Howard's Policy Iteration is Subexponential for Deterministic Markov Decision Problems with Rewards of Fixed Bit-size and Arbitrary Discount Factor
This provides a theoretical breakthrough for algorithm analysis in operations research and AI, addressing a fundamental gap in understanding HPI's efficiency for deterministic MDPs.
The paper tackles the long-standing exponential upper bound on Howard's Policy Iteration (HPI) for deterministic Markov Decision Problems (DMDPs), achieving a subexponential upper bound parameterized by reward bit-size and independent of discount factor, including cases with two arbitrary rewards.

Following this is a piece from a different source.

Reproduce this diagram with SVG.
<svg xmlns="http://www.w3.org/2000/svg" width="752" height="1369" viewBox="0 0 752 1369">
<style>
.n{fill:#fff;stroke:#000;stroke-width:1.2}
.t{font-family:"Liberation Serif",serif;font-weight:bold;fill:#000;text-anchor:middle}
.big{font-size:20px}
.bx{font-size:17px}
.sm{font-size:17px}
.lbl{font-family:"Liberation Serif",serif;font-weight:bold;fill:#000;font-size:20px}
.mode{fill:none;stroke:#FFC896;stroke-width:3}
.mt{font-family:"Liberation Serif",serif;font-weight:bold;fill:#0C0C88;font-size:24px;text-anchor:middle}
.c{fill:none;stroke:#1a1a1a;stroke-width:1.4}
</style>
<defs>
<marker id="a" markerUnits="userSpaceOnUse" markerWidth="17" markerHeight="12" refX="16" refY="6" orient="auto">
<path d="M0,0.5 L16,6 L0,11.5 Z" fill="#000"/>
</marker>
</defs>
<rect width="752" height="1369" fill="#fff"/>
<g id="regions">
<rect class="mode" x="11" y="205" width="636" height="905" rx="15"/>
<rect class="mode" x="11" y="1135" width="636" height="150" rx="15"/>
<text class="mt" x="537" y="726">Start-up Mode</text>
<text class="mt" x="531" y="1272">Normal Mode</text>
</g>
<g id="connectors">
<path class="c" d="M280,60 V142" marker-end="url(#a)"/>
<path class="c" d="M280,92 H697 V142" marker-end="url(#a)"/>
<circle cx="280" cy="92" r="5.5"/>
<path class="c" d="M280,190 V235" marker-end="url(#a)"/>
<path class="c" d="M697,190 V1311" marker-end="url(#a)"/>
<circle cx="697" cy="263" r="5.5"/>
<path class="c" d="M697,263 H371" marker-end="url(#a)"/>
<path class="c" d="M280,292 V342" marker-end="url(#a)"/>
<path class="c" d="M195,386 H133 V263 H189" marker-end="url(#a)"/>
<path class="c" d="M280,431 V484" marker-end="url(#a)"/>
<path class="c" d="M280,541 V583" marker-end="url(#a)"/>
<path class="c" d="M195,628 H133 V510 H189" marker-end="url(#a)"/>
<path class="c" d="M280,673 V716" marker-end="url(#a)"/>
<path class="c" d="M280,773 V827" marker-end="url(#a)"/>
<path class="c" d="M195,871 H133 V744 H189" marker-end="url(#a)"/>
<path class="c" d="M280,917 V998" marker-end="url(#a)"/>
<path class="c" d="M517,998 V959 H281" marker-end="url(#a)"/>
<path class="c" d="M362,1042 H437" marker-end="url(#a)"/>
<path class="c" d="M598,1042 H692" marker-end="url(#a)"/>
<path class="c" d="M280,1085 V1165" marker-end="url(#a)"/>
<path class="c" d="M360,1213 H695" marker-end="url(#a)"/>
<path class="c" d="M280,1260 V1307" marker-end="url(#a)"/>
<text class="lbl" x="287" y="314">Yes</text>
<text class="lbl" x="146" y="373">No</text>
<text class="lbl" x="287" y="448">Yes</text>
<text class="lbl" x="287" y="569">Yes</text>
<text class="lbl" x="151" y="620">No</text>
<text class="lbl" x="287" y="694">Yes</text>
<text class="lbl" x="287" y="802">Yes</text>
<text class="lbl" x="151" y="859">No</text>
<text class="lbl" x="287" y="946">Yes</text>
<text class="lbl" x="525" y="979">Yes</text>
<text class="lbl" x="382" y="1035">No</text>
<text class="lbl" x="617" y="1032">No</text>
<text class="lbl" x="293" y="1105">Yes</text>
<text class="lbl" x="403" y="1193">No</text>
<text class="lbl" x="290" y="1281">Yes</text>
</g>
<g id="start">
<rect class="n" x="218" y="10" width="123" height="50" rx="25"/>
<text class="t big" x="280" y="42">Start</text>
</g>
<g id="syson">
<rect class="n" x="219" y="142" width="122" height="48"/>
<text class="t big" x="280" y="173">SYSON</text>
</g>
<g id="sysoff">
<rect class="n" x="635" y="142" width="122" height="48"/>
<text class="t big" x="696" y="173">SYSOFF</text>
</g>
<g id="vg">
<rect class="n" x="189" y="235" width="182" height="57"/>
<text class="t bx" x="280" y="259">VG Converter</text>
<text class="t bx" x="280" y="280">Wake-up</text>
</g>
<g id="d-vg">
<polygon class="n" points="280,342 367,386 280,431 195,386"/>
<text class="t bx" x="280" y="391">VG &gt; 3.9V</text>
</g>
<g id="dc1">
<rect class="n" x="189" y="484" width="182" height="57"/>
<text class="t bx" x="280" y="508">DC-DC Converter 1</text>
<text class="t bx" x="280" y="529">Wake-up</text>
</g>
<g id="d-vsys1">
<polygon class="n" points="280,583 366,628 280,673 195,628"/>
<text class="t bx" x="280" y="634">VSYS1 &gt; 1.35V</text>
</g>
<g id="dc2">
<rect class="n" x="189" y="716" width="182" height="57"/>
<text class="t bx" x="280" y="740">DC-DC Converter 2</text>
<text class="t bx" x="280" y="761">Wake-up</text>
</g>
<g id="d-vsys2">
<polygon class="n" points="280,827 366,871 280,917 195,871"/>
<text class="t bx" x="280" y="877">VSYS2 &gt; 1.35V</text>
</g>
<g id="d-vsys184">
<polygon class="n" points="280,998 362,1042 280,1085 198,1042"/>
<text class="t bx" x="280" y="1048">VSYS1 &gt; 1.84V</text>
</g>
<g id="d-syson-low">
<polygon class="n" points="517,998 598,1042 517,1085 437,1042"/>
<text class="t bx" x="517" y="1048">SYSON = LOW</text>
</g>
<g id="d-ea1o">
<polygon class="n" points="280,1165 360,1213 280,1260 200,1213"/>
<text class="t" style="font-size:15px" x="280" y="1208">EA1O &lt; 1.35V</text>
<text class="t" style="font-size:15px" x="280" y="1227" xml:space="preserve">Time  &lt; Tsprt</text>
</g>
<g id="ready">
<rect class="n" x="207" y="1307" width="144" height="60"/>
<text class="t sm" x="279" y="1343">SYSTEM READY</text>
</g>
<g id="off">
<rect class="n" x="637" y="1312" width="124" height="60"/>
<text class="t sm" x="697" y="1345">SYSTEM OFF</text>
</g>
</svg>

Howard's Policy Iteration (HPI) is a classic algorithm for solving Markov Decision Problems (MDPs). HPI uses a "greedy" switching rule to update from any non-optimal policy to a dominating one, iterating until an optimal policy is found. Despite its introduction over 60 years ago, the best-known upper bounds on HPI's running time remain exponential in the number of states -- indeed even on the restricted class of MDPs with only deterministic transitions (DMDPs). Meanwhile, the tightest lower bound for HPI for MDPs with a constant number of actions per state is only linear. In this paper, we report a significant improvement: a subexponential upper bound for HPI on DMDPs, which is parameterised by the bit-size of the rewards, while independent of the discount factor. The same upper bound also applies to DMDPs with only two possible rewards (which may be of arbitrary size).